2. The "Mailing List Query": The query which figures out what contacts will be sent the mail

3. The dedupe process from finding the list of contacts that can be potentially merged to the actual selective merging of data from one contact to the other

4. (a bonus) Import is quite complex from a sql perspective especially if you want to batch and optimize it.

For an active record implementation, i'd vote for the dedupe process

Also interested on your thoughts and comments on the Zend Framework and how suitable it is for CiviCRM going forward?

lobo

We're just beginning this effort. CiviEvent was chosen for the first test because it is a small component and therefore approachable. So far, ZF has been working well with PHPUnit to do test driven development. It's really nice to write a line or two of code, push F6 and run all the unit tests in a second or two. We're learning a lot about Zend Framework and the process of developing with it and PHPUnit. As you noticed, there is as yet no integration with the CiviEvent user interface. There is a lot of support for forms in Zend Framework that we have not yet explored. As we do, perhaps we can learn enough to give an intelligent answer to your question about whether Zend Framework is suitable for CiviCRM.

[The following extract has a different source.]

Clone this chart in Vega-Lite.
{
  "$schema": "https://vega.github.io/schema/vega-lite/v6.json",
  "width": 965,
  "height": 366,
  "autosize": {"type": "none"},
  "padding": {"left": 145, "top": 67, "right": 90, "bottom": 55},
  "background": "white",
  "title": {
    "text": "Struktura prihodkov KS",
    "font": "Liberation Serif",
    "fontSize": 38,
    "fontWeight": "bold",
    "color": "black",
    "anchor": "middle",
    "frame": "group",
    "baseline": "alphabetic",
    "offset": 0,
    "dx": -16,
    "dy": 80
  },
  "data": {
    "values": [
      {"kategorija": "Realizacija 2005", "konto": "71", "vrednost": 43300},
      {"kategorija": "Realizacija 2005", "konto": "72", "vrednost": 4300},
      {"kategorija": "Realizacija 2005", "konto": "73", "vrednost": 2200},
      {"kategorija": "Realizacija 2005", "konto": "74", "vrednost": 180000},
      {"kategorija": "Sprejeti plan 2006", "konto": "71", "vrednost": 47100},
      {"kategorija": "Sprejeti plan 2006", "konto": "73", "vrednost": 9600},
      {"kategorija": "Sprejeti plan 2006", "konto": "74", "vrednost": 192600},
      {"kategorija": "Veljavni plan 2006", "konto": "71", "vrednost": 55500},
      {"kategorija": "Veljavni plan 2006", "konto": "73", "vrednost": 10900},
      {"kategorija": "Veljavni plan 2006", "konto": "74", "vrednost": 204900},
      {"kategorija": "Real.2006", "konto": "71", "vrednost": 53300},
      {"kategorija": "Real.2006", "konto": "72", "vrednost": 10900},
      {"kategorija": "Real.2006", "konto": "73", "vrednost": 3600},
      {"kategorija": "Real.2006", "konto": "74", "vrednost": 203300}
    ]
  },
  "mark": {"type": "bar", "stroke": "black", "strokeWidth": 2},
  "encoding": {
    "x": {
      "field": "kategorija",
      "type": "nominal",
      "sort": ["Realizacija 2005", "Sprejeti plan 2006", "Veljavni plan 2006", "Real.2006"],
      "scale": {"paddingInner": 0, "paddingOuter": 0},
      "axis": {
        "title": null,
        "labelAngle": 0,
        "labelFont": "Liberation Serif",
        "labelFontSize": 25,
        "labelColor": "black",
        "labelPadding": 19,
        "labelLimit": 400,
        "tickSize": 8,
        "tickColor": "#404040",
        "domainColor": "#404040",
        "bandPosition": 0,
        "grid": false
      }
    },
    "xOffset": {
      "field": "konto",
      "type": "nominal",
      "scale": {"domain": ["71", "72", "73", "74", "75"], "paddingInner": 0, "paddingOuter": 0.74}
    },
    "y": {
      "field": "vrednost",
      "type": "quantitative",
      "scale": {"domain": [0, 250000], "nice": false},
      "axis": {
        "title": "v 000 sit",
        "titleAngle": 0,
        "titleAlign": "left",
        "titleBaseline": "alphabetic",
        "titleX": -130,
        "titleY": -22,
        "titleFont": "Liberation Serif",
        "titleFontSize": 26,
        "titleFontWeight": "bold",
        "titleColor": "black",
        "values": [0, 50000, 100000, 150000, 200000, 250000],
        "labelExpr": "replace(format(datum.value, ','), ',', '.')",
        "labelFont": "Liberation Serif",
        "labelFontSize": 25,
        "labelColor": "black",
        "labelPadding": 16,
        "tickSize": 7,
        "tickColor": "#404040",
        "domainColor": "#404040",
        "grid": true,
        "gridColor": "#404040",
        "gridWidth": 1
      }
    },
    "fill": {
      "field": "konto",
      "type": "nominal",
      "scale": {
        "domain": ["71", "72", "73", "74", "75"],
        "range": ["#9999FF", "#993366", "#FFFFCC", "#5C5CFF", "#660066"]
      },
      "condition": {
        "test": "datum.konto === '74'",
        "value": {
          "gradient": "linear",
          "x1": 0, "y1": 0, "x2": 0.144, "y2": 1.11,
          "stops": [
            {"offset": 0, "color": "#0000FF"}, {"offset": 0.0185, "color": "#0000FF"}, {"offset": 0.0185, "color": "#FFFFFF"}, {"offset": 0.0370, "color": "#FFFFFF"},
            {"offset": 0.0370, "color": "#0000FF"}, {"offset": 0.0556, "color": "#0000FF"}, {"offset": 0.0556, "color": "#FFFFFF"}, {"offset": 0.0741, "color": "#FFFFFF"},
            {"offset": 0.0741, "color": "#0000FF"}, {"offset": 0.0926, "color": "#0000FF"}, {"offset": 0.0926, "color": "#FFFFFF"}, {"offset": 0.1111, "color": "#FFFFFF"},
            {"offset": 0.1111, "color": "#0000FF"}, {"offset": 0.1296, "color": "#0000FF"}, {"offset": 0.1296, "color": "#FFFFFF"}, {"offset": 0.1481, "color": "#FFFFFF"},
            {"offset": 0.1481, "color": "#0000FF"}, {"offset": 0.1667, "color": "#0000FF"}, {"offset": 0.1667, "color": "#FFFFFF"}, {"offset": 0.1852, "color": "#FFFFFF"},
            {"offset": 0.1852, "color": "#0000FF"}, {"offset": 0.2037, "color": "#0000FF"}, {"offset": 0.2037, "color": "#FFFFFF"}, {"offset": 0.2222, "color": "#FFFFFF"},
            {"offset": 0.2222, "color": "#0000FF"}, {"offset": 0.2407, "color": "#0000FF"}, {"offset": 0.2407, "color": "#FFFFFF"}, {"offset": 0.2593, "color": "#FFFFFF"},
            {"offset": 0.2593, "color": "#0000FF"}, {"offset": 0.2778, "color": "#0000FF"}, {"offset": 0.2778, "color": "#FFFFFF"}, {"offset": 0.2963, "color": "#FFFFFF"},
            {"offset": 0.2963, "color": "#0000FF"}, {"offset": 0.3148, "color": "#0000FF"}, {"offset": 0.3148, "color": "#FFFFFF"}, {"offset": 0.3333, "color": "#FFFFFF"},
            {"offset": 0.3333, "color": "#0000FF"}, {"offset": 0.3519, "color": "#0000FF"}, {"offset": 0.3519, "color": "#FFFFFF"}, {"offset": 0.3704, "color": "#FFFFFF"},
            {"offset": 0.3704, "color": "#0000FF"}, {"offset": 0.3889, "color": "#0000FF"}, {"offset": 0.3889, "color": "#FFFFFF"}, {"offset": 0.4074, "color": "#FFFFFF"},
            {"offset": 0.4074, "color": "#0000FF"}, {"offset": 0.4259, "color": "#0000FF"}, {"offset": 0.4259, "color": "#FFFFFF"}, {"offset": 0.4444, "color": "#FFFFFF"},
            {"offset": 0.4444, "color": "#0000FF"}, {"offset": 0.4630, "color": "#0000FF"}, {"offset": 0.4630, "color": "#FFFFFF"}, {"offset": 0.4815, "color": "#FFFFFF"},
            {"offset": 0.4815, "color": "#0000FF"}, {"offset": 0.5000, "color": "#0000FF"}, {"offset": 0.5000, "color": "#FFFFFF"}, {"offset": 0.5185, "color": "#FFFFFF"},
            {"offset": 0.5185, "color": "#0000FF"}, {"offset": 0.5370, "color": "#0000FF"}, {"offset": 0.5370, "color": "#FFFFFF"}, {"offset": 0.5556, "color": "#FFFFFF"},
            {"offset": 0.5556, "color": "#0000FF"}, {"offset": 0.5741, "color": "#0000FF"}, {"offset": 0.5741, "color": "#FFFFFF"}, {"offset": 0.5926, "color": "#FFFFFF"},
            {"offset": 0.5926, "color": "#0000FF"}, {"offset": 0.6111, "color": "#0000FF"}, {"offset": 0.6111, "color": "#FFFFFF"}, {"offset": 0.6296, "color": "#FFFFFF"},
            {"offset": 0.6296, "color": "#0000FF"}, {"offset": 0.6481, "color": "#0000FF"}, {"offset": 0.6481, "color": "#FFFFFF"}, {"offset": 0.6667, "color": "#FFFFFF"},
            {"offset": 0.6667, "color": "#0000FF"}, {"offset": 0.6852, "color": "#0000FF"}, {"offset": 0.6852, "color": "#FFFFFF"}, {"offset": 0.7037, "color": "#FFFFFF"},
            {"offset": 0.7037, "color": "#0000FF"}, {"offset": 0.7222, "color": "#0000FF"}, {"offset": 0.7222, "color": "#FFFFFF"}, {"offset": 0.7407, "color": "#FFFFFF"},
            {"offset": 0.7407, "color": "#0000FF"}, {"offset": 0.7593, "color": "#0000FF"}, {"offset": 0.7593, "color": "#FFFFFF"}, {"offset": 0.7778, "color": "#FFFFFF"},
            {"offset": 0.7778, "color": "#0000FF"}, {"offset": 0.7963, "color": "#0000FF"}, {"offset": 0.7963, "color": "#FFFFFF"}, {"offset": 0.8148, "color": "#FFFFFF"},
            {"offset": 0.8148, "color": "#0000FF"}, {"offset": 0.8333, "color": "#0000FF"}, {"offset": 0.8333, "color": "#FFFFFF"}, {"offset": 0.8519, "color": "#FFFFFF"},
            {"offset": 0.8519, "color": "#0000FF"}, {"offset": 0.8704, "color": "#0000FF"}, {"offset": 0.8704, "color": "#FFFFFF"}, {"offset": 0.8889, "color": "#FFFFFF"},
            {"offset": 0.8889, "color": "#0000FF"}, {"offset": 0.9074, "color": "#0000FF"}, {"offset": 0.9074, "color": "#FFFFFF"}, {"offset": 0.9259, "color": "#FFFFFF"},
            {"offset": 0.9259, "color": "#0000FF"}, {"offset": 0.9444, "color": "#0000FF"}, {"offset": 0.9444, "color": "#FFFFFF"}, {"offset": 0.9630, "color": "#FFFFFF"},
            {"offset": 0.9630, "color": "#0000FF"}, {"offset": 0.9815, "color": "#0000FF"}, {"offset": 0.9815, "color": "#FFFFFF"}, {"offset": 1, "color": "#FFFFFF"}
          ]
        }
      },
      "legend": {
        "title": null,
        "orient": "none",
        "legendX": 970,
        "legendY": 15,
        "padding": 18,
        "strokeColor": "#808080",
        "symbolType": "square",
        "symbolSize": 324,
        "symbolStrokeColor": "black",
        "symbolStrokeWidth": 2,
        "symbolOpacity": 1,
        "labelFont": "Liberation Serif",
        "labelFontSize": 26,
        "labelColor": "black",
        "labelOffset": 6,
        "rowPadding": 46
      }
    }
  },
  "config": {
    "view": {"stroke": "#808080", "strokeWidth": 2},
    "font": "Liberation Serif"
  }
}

ZF has been high on our list of potential frameworks that we can/should adopt. However their forms package still need the ability to handle multiple form pages in a clean AND easy AND transparent manner. Building a multi-page form within CiviCRM is crucial, in prior version ZF support for this was not great. However there were a couple of proposals that were planning to address it, so punting that to a later stage might help

that said, i took a quick glance at 1.8.4 and it does seem that sub-forms are part of the main package now :)

lobo

Have you looked at Symfony at all? There is a lot to like about that framework (one of them being the use of Doctrine as the ORM layer). Here is a tutorial on multi page forms in Symfony. Tell me what you think. I am not up on server side generated multi page forms.

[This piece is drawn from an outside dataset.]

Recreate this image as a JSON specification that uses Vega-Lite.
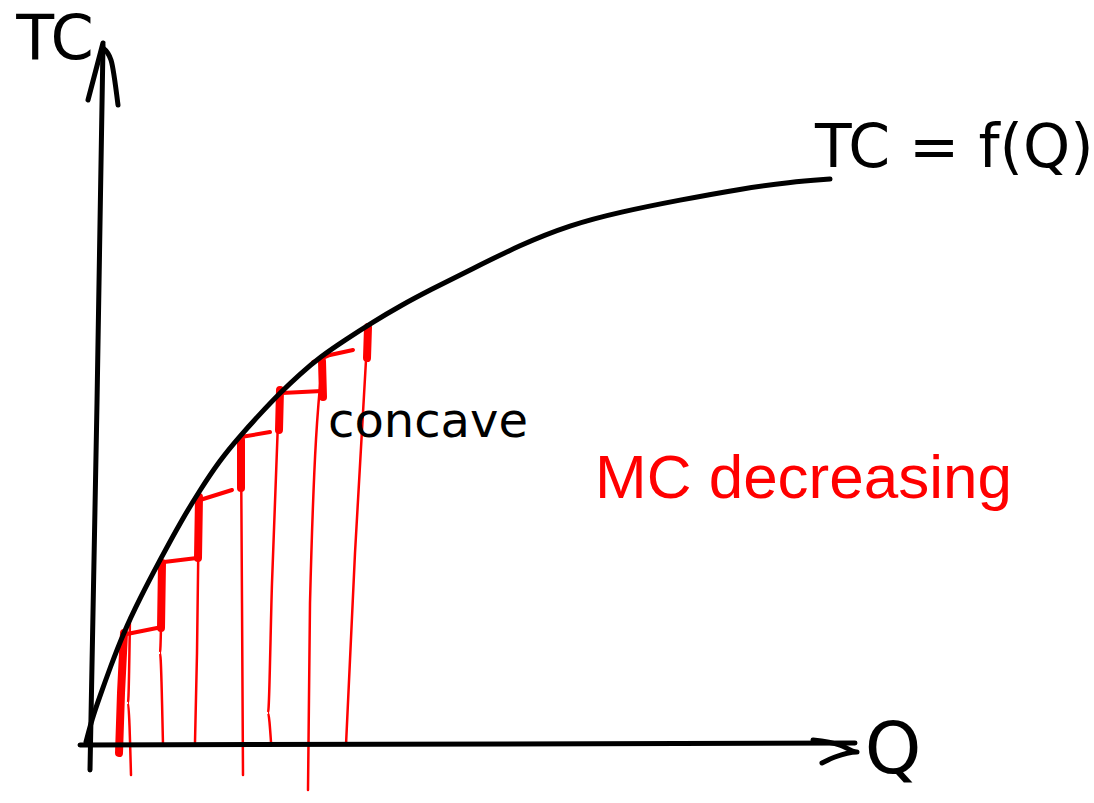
{
  "$schema": "https://vega.github.io/schema/vega-lite/v6.json",
  "width": 1094,
  "height": 803,
  "autosize": {"type": "fit", "contains": "padding"},
  "padding": 0,
  "background": "white",
  "config": {"view": {"stroke": null}},
  "datasets": {
    "strokes": [
      {"kind": "axis", "id": "yshaft", "o": 1, "q": 90, "tc": 33},
      {"kind": "axis", "id": "yshaft", "o": 2, "q": 97, "tc": 400},
      {"kind": "axis", "id": "yshaft", "o": 3, "q": 103, "tc": 758},
      {"kind": "axis", "id": "yleft", "o": 1, "q": 88, "tc": 703},
      {"kind": "axis", "id": "yleft", "o": 2, "q": 103, "tc": 760},
      {"kind": "axis", "id": "yright", "o": 1, "q": 103, "tc": 755},
      {"kind": "axis", "id": "yright", "o": 2, "q": 111, "tc": 743},
      {"kind": "axis", "id": "yright", "o": 3, "q": 118, "tc": 698},
      {"kind": "axis", "id": "xshaft", "o": 1, "q": 80, "tc": 58},
      {"kind": "axis", "id": "xshaft", "o": 2, "q": 855, "tc": 60},
      {"kind": "axis", "id": "xhead", "o": 1, "q": 813, "tc": 63},
      {"kind": "axis", "id": "xhead", "o": 2, "q": 840, "tc": 58},
      {"kind": "axis", "id": "xhead", "o": 3, "q": 857, "tc": 51},
      {"kind": "axis", "id": "xhead", "o": 4, "q": 835, "tc": 46},
      {"kind": "axis", "id": "xhead", "o": 5, "q": 822, "tc": 40},

      {"kind": "curve", "id": "tc", "o": 1, "q": 86, "tc": 61},
      {"kind": "curve", "id": "tc", "o": 2, "q": 92, "tc": 84},
      {"kind": "curve", "id": "tc", "o": 3, "q": 100, "tc": 107},
      {"kind": "curve", "id": "tc", "o": 4, "q": 110, "tc": 135},
      {"kind": "curve", "id": "tc", "o": 5, "q": 123, "tc": 169},
      {"kind": "curve", "id": "tc", "o": 6, "q": 140, "tc": 205},
      {"kind": "curve", "id": "tc", "o": 7, "q": 160, "tc": 243},
      {"kind": "curve", "id": "tc", "o": 8, "q": 180, "tc": 280},
      {"kind": "curve", "id": "tc", "o": 9, "q": 200, "tc": 313},
      {"kind": "curve", "id": "tc", "o": 10, "q": 220, "tc": 343},
      {"kind": "curve", "id": "tc", "o": 11, "q": 240, "tc": 367},
      {"kind": "curve", "id": "tc", "o": 12, "q": 260, "tc": 389},
      {"kind": "curve", "id": "tc", "o": 13, "q": 280, "tc": 410},
      {"kind": "curve", "id": "tc", "o": 14, "q": 300, "tc": 429},
      {"kind": "curve", "id": "tc", "o": 15, "q": 320, "tc": 446},
      {"kind": "curve", "id": "tc", "o": 16, "q": 345, "tc": 463},
      {"kind": "curve", "id": "tc", "o": 17, "q": 373, "tc": 481},
      {"kind": "curve", "id": "tc", "o": 18, "q": 400, "tc": 497},
      {"kind": "curve", "id": "tc", "o": 19, "q": 430, "tc": 513},
      {"kind": "curve", "id": "tc", "o": 20, "q": 470, "tc": 533},
      {"kind": "curve", "id": "tc", "o": 21, "q": 520, "tc": 558},
      {"kind": "curve", "id": "tc", "o": 22, "q": 570, "tc": 578},
      {"kind": "curve", "id": "tc", "o": 23, "q": 620, "tc": 591},
      {"kind": "curve", "id": "tc", "o": 24, "q": 680, "tc": 603},
      {"kind": "curve", "id": "tc", "o": 25, "q": 740, "tc": 614},
      {"kind": "curve", "id": "tc", "o": 26, "q": 790, "tc": 621},
      {"kind": "curve", "id": "tc", "o": 27, "q": 830, "tc": 624},

      {"kind": "thin", "id": "v1b", "o": 1, "q": 131, "tc": 28},
      {"kind": "thin", "id": "v1b", "o": 2, "q": 128, "tc": 100},
      {"kind": "thin", "id": "v1b", "o": 3, "q": 130, "tc": 186},
      {"kind": "thin", "id": "v2", "o": 1, "q": 163, "tc": 58},
      {"kind": "thin", "id": "v2", "o": 2, "q": 160, "tc": 150},
      {"kind": "thin", "id": "v2", "o": 3, "q": 162, "tc": 236},
      {"kind": "thin", "id": "v3", "o": 1, "q": 195, "tc": 61},
      {"kind": "thin", "id": "v3", "o": 2, "q": 197, "tc": 150},
      {"kind": "thin", "id": "v3", "o": 3, "q": 199, "tc": 305},
      {"kind": "thin", "id": "v4", "o": 1, "q": 243, "tc": 28},
      {"kind": "thin", "id": "v4", "o": 2, "q": 242, "tc": 200},
      {"kind": "thin", "id": "v4", "o": 3, "q": 241, "tc": 363},
      {"kind": "thin", "id": "v5", "o": 1, "q": 271, "tc": 61},
      {"kind": "thin", "id": "v5", "o": 2, "q": 268, "tc": 90},
      {"kind": "thin", "id": "v5", "o": 3, "q": 272, "tc": 220},
      {"kind": "thin", "id": "v5", "o": 4, "q": 279, "tc": 408},
      {"kind": "thin", "id": "v6", "o": 1, "q": 308, "tc": 13},
      {"kind": "thin", "id": "v6", "o": 2, "q": 310, "tc": 200},
      {"kind": "thin", "id": "v6", "o": 3, "q": 322, "tc": 438},
      {"kind": "thin", "id": "v7", "o": 1, "q": 346, "tc": 58},
      {"kind": "thin", "id": "v7", "o": 2, "q": 355, "tc": 250},
      {"kind": "thin", "id": "v7", "o": 3, "q": 368, "tc": 478},

      {"kind": "thick", "id": "t1", "o": 1, "q": 119, "tc": 50},
      {"kind": "thick", "id": "t1", "o": 2, "q": 121, "tc": 110},
      {"kind": "thick", "id": "t1", "o": 3, "q": 124, "tc": 170},
      {"kind": "thick", "id": "t2", "o": 1, "q": 161, "tc": 175},
      {"kind": "thick", "id": "t2", "o": 2, "q": 162, "tc": 240},
      {"kind": "thick", "id": "t3", "o": 1, "q": 198, "tc": 245},
      {"kind": "thick", "id": "t3", "o": 2, "q": 199, "tc": 306},
      {"kind": "thick", "id": "t4", "o": 1, "q": 241, "tc": 315},
      {"kind": "thick", "id": "t4", "o": 2, "q": 241, "tc": 363},
      {"kind": "thick", "id": "t5", "o": 1, "q": 279, "tc": 373},
      {"kind": "thick", "id": "t5", "o": 2, "q": 280, "tc": 413},
      {"kind": "thick", "id": "t6", "o": 1, "q": 323, "tc": 406},
      {"kind": "thick", "id": "t6", "o": 2, "q": 322, "tc": 442},
      {"kind": "thick", "id": "t7", "o": 1, "q": 367, "tc": 445},
      {"kind": "thick", "id": "t7", "o": 2, "q": 368, "tc": 476},

      {"kind": "step", "id": "h1", "o": 1, "q": 127, "tc": 169},
      {"kind": "step", "id": "h1", "o": 2, "q": 162, "tc": 176},
      {"kind": "step", "id": "h2", "o": 1, "q": 164, "tc": 241},
      {"kind": "step", "id": "h2", "o": 2, "q": 197, "tc": 245},
      {"kind": "step", "id": "h3", "o": 1, "q": 200, "tc": 303},
      {"kind": "step", "id": "h3", "o": 2, "q": 232, "tc": 313},
      {"kind": "step", "id": "h4", "o": 1, "q": 241, "tc": 366},
      {"kind": "step", "id": "h4", "o": 2, "q": 270, "tc": 371},
      {"kind": "step", "id": "h5", "o": 1, "q": 282, "tc": 410},
      {"kind": "step", "id": "h5", "o": 2, "q": 322, "tc": 412},
      {"kind": "step", "id": "h6", "o": 1, "q": 313, "tc": 441},
      {"kind": "step", "id": "h6", "o": 2, "q": 330, "tc": 448},
      {"kind": "step", "id": "h6", "o": 3, "q": 353, "tc": 453}
    ],
    "labels": [
      {"kind": "ylab", "q": 55, "tc": 763, "label": "TC"},
      {"kind": "xlab", "q": 893, "tc": 52, "label": "Q"},
      {"kind": "func", "q": 815, "tc": 636, "label": "TC = f(Q)"},
      {"kind": "concave", "q": 328, "tc": 366, "label": "concave"},
      {"kind": "mc", "q": 595, "tc": 305, "label": "MC decreasing"}
    ]
  },
  "encoding": {
    "x": {"field": "q", "type": "quantitative", "scale": {"domain": [0, 1094], "nice": false, "zero": false}, "axis": null},
    "y": {"field": "tc", "type": "quantitative", "scale": {"domain": [0, 803], "nice": false, "zero": false}, "axis": null}
  },
  "layer": [
    {
      "data": {"name": "strokes"},
      "transform": [{"filter": "datum.kind === 'thin'"}],
      "mark": {"type": "line", "color": "#ff0000", "strokeWidth": 2.5, "interpolate": "monotone", "strokeCap": "round"},
      "encoding": {"detail": {"field": "id"}, "order": {"field": "o", "type": "quantitative"}}
    },
    {
      "data": {"name": "strokes"},
      "transform": [{"filter": "datum.kind === 'thick'"}],
      "mark": {"type": "line", "color": "#ff0000", "strokeWidth": 8, "strokeCap": "round"},
      "encoding": {"detail": {"field": "id"}, "order": {"field": "o", "type": "quantitative"}}
    },
    {
      "data": {"name": "strokes"},
      "transform": [{"filter": "datum.kind === 'step'"}],
      "mark": {"type": "line", "color": "#ff0000", "strokeWidth": 4, "strokeCap": "round"},
      "encoding": {"detail": {"field": "id"}, "order": {"field": "o", "type": "quantitative"}}
    },
    {
      "data": {"name": "strokes"},
      "transform": [{"filter": "datum.kind === 'axis'"}],
      "mark": {"type": "line", "color": "#000000", "strokeWidth": 5, "strokeCap": "round", "strokeJoin": "round", "interpolate": "monotone"},
      "encoding": {"detail": {"field": "id"}, "order": {"field": "o", "type": "quantitative"}}
    },
    {
      "data": {"name": "strokes"},
      "transform": [{"filter": "datum.kind === 'curve'"}],
      "mark": {"type": "line", "color": "#000000", "strokeWidth": 5, "strokeCap": "round", "interpolate": "basis"},
      "encoding": {"detail": {"field": "id"}, "order": {"field": "o", "type": "quantitative"}}
    },
    {
      "data": {"name": "labels"},
      "transform": [{"filter": "datum.kind === 'ylab'"}],
      "mark": {"type": "text", "fontSize": 62, "font": "DejaVu Sans", "align": "center", "baseline": "middle", "color": "#000000"},
      "encoding": {"text": {"field": "label"}}
    },
    {
      "data": {"name": "labels"},
      "transform": [{"filter": "datum.kind === 'xlab'"}],
      "mark": {"type": "text", "fontSize": 72, "font": "DejaVu Sans", "align": "center", "baseline": "middle", "color": "#000000"},
      "encoding": {"text": {"field": "label"}}
    },
    {
      "data": {"name": "labels"},
      "transform": [{"filter": "datum.kind === 'func'"}],
      "mark": {"type": "text", "fontSize": 60, "font": "DejaVu Sans", "align": "left", "baseline": "alphabetic", "color": "#000000"},
      "encoding": {"text": {"field": "label"}}
    },
    {
      "data": {"name": "labels"},
      "transform": [{"filter": "datum.kind === 'concave'"}],
      "mark": {"type": "text", "fontSize": 48, "font": "DejaVu Sans", "align": "left", "baseline": "alphabetic", "color": "#000000"},
      "encoding": {"text": {"field": "label"}}
    },
    {
      "data": {"name": "labels"},
      "transform": [{"filter": "datum.kind === 'mc'"}],
      "mark": {"type": "text", "fontSize": 62, "font": "Liberation Sans", "align": "left", "baseline": "alphabetic", "color": "#ff0000"},
      "encoding": {"text": {"field": "label"}}
    }
  ]
}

That brings me to my question: is there any real need for a special multiple form library? If so, why? We have been doing multiple form interfaces and never required any. Not sure I am understanding the issue.

At this point in time we are not evaluating or looking at frameworks. We want to get 2.3 out the door. for some future release we will take a look at what framework we can potentially use, but we just dont have the time to carry out the exercise right now. If you'll have a fair amount of free time, please help out by QA'ing 2.3

IMO, it is not very polite to call other folks irresponsible when you have no idea what their schedule / work load / obligations are.